Rock-star récalcitrante de la littérature mondiale, les trois premiers romans de Sally Rooney se sont vendus à plus de six millions d’exemplaires, et celui-ci devrait suivre le même chemin. Mais que vaut-il, ce nouvel opus de la championne de la romcom hypermoderne? Il a toute notre attention à tout le moins, et sûrement notre admiration devant sa façon de s’emparer avec une agilité et une sincérité confondantes des questionnements amoureux qui habitent les millenials.
Après avoir traité du couple et de l’amitié, elle se penche cette fois-ci sur la famille, à travers les trajectoires particulières de deux frères désunis par la mort de leur père. Alors que Peter, avocat qui approche de sa midlife crisis mène une vie dissolue à Dublin, son cadet de dix ans Ivan oublie dans les échecs le désert de sa vie sentimentale. Quand le premier navigue entre son amour de jeunesse qui a pris ses distances suite à un accident, et sa jeune maîtresse un peu trop indépendante, le second trouve l’amour là où il ne le cherchait pas, auprès d’une femme de quarante ans.

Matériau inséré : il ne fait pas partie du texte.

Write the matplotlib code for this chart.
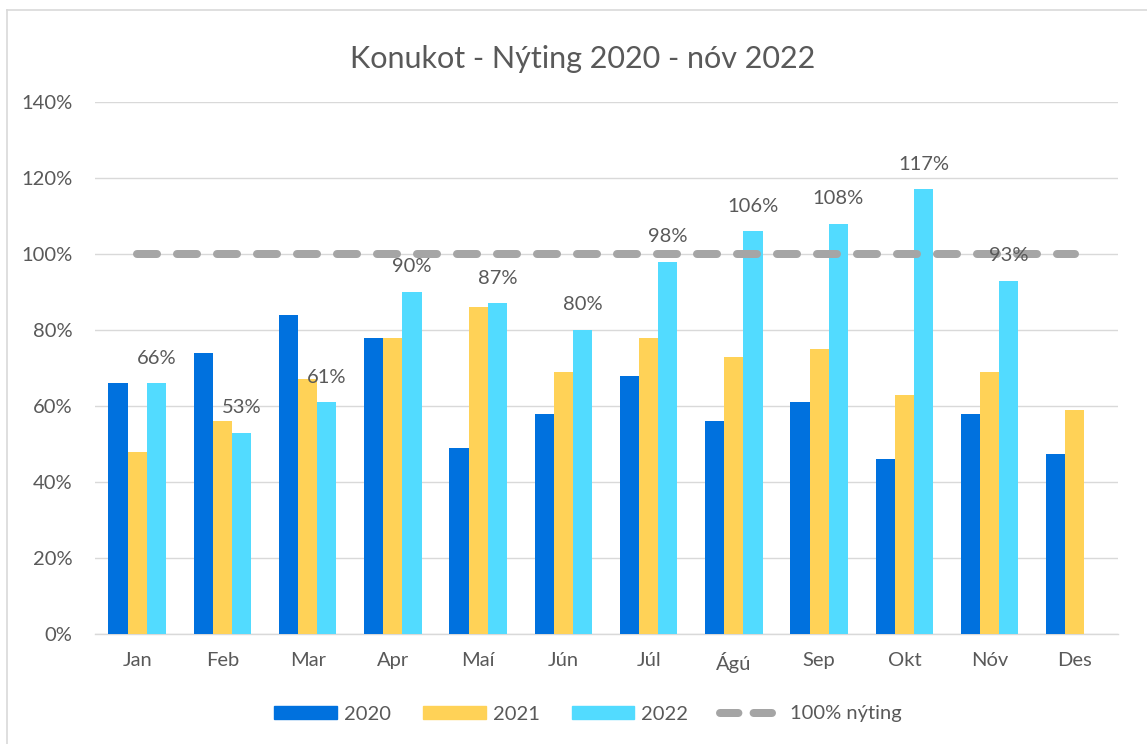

Le traitement que fait Rooney de ces atermoiements amoureux est cependant bien plus subtil que cette exposition sommaire, notamment dans sa façon toute personnelle d’intégrer les dialogues à l’action du récit, et d’écrire des scènes de sexe où le consentement déploie une charge érotique toute particulière. Mais la grande affaire de Rooney reste surement le passage à l’âge adulte, nos résistances quand il s’agit de quitter pour de bon l’enfance, et de poser ou pas des choix de vie en pleine confusion des sentiments.